Keshwanand organised celebrations in honour of Sikh, Bishnoi, Namdhari and Jain gurus. During the partition of India in 1947, he arranged for wounded Muslims to be admitted to hospitals, and he arranged food and shelter for them.

Keshwanand started a girls' school called "Gramothan Vidyapeath" in Sangriya in August 1917. Because of his efforts, many others in Sangriya have prioritised education.
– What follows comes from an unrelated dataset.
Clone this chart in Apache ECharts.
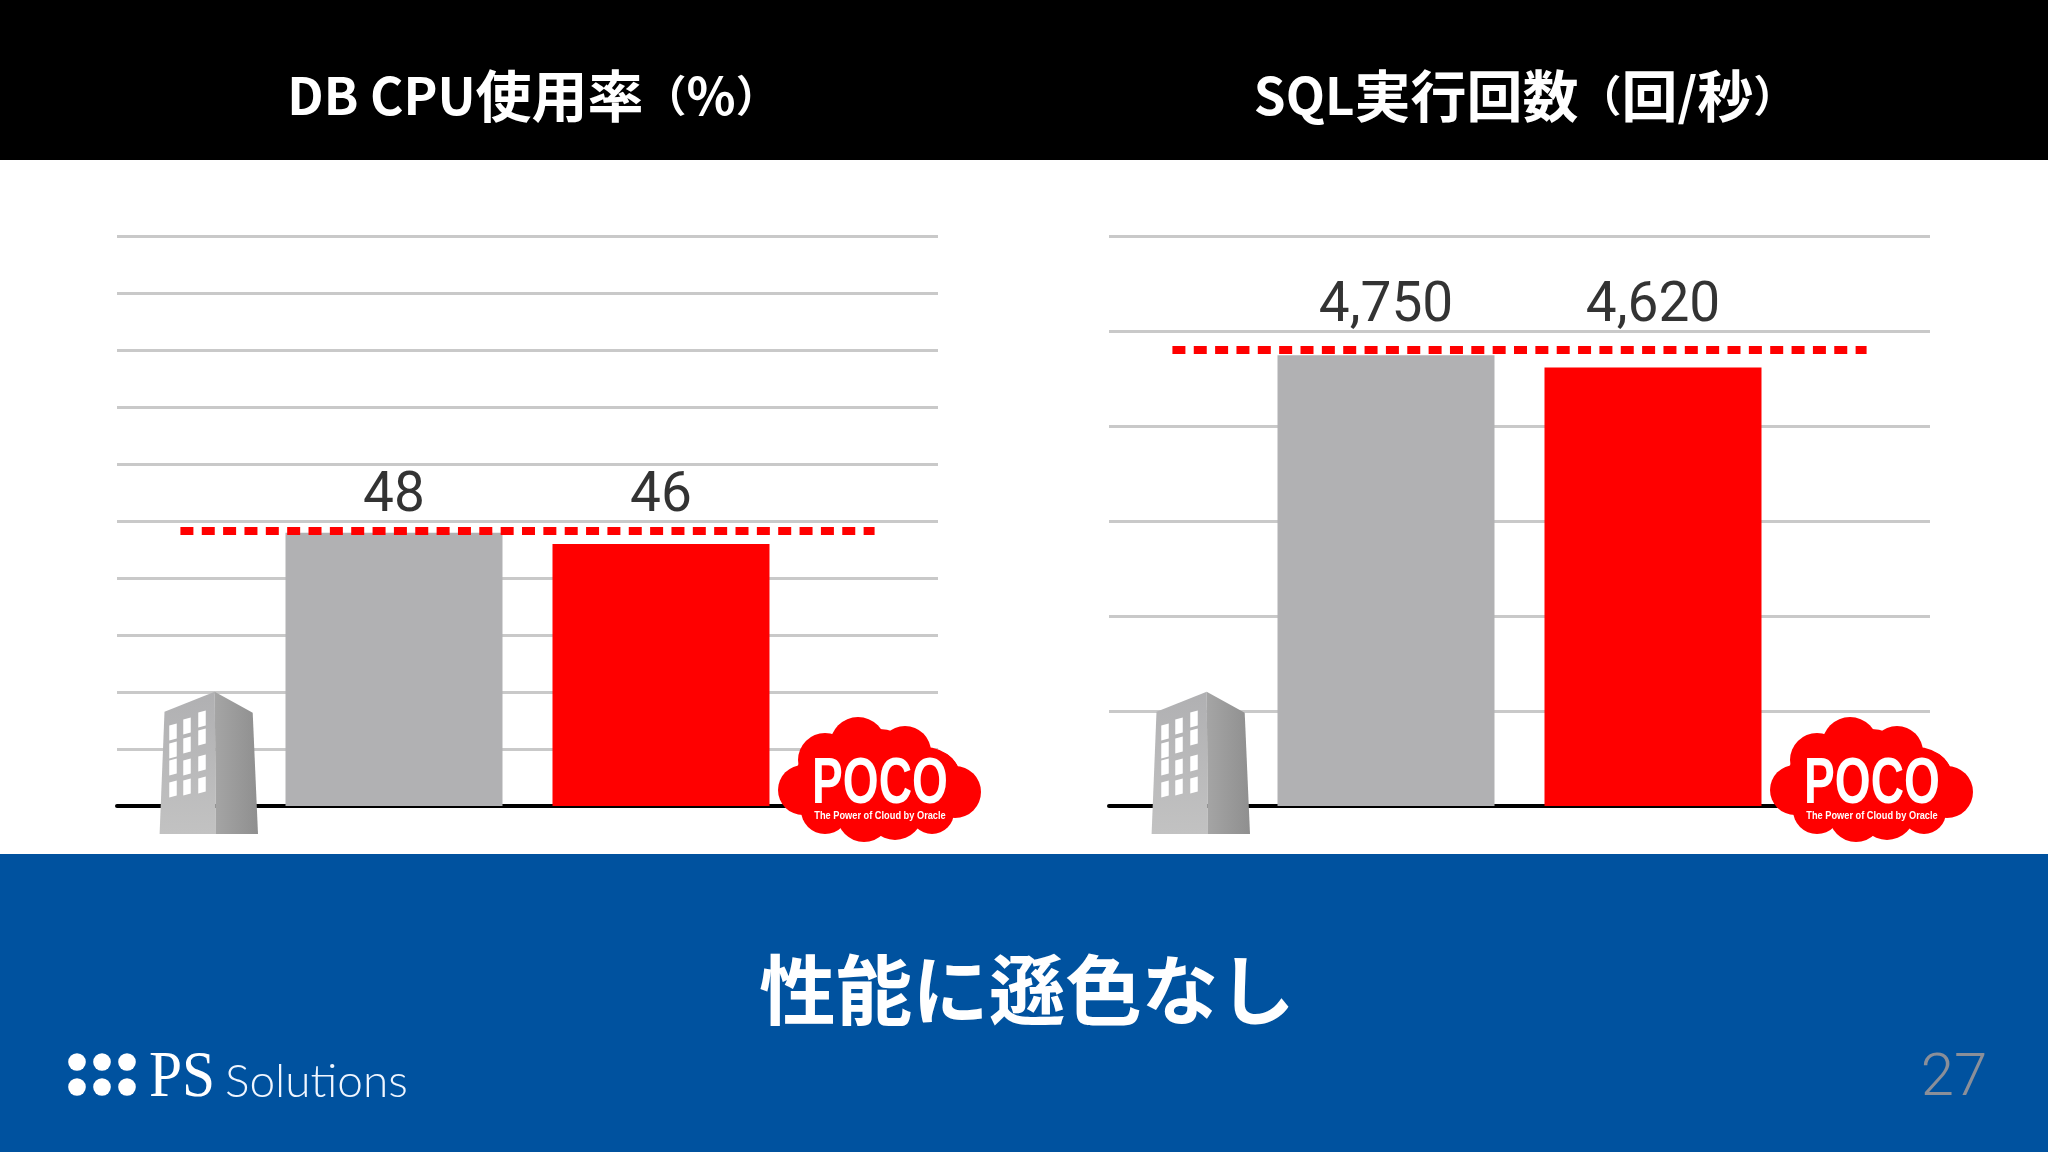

Keshwanand was presented with a "Abhinandan Granth" (tribute volume) by the then chief minister of Rajasthan on 9 March 1958. Keshwanand was a member of the Rajya Sabha (upper house of the Indian Parliament) for two consecutive terms, 1952–1958 and 1958–1964. He died on 13 September 1972 in Delhi. The Department of Posts, Government of India, issued a commemorative postage stamp in his honour on 15 August 1999. In 2009, Swami Keshwanand Rajasthan Agricultural University and Swami Keshvanand Institute of Technology Management & Gramothan in Jaipur were named after him.